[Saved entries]
* * * * *
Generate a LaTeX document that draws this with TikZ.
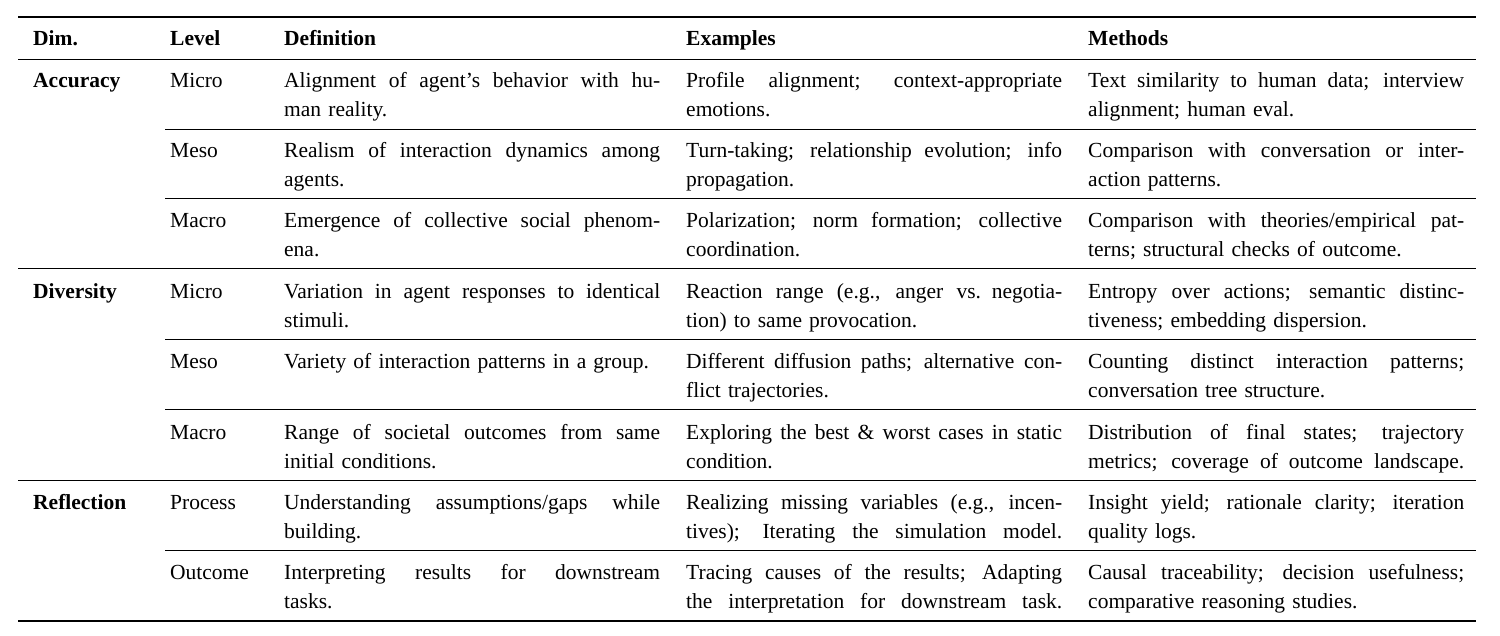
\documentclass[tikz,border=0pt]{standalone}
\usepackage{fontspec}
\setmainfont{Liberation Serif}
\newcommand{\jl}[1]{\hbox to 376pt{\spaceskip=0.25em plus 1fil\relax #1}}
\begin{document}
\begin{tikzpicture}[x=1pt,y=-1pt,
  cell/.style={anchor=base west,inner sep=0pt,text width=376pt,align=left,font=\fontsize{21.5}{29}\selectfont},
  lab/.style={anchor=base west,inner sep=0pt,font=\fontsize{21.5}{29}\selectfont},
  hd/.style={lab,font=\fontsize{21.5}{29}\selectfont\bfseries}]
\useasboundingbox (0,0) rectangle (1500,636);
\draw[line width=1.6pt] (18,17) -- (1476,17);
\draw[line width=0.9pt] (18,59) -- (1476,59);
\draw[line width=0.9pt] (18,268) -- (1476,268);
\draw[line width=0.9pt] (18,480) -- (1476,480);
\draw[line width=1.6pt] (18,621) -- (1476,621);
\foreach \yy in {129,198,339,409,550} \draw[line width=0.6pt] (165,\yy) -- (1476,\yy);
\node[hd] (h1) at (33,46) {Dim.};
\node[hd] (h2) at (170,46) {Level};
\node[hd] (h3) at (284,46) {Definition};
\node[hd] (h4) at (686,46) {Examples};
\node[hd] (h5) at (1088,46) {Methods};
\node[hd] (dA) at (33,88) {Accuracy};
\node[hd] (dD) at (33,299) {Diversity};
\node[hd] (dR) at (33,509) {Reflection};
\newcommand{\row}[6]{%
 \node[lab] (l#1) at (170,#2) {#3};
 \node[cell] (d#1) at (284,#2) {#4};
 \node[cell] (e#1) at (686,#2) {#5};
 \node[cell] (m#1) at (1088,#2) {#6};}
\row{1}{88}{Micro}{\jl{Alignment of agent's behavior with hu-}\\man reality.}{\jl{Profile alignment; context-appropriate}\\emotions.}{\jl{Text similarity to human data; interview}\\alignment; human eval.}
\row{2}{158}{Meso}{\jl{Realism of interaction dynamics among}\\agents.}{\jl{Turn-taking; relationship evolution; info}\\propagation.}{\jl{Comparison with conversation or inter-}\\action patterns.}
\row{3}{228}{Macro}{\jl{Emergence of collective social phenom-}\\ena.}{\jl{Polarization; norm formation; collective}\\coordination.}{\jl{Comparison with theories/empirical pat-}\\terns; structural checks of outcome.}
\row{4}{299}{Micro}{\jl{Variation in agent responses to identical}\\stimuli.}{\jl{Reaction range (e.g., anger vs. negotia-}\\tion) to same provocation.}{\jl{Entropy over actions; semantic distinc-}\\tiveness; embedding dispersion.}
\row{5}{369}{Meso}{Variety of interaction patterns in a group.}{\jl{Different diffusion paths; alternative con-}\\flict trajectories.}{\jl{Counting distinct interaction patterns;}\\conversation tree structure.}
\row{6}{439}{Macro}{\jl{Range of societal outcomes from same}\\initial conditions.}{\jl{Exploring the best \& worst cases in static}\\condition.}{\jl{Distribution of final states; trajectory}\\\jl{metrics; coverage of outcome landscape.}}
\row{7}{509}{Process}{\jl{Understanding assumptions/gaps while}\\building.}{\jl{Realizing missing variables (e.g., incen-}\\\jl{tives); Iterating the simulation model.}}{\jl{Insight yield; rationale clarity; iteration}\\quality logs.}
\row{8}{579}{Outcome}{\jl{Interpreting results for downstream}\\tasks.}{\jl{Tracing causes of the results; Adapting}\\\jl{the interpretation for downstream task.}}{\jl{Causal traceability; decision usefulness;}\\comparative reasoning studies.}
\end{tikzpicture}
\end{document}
* * * * *
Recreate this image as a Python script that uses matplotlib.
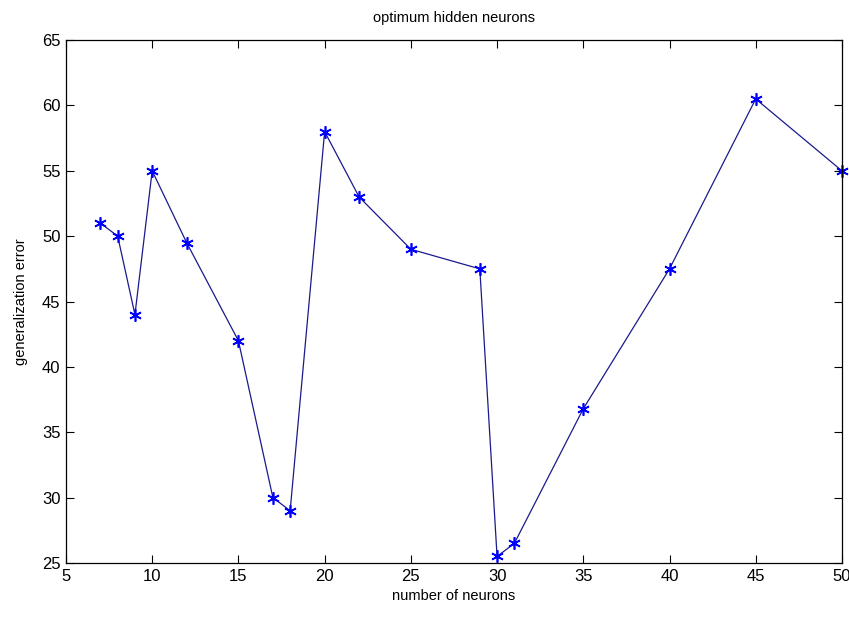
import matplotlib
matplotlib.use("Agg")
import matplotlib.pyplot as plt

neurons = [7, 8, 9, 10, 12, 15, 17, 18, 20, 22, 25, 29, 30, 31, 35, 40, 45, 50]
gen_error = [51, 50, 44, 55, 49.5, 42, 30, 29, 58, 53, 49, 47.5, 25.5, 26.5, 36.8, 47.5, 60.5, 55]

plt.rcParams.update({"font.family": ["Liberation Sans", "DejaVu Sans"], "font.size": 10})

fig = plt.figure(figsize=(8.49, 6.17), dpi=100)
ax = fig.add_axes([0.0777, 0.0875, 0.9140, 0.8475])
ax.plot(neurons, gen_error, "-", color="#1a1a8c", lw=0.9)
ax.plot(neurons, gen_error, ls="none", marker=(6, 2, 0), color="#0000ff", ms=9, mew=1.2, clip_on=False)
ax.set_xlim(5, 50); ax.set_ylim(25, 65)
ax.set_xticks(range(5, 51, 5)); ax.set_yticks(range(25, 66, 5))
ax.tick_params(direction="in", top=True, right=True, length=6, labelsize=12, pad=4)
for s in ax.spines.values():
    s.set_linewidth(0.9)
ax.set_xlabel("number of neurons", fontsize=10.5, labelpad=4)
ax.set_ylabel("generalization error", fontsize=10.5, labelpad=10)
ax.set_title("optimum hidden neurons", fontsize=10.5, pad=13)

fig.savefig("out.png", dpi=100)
* * * * *
#### The problem:
Copy each line of the listing in which the word "with" can be found.

#### Solution to the exercise:
Generate a LaTeX document that draws this with TikZ.
\row{1}{88}{Micro}{\jl{Alignment of agent's behavior with hu-}\\man reality.}{\jl{Profile alignment; context-appropriate}\\emotions.}{\jl{Text similarity to human data; interview}\\alignment; human eval.}
\row{2}{158}{Meso}{\jl{Realism of interaction dynamics among}\\agents.}{\jl{Turn-taking; relationship evolution; info}\\propagation.}{\jl{Comparison with conversation or inter-}\\action patterns.}
\row{3}{228}{Macro}{\jl{Emergence of collective social phenom-}\\ena.}{\jl{Polarization; norm formation; collective}\\coordination.}{\jl{Comparison with theories/empirical pat-}\\terns; structural checks of outcome.}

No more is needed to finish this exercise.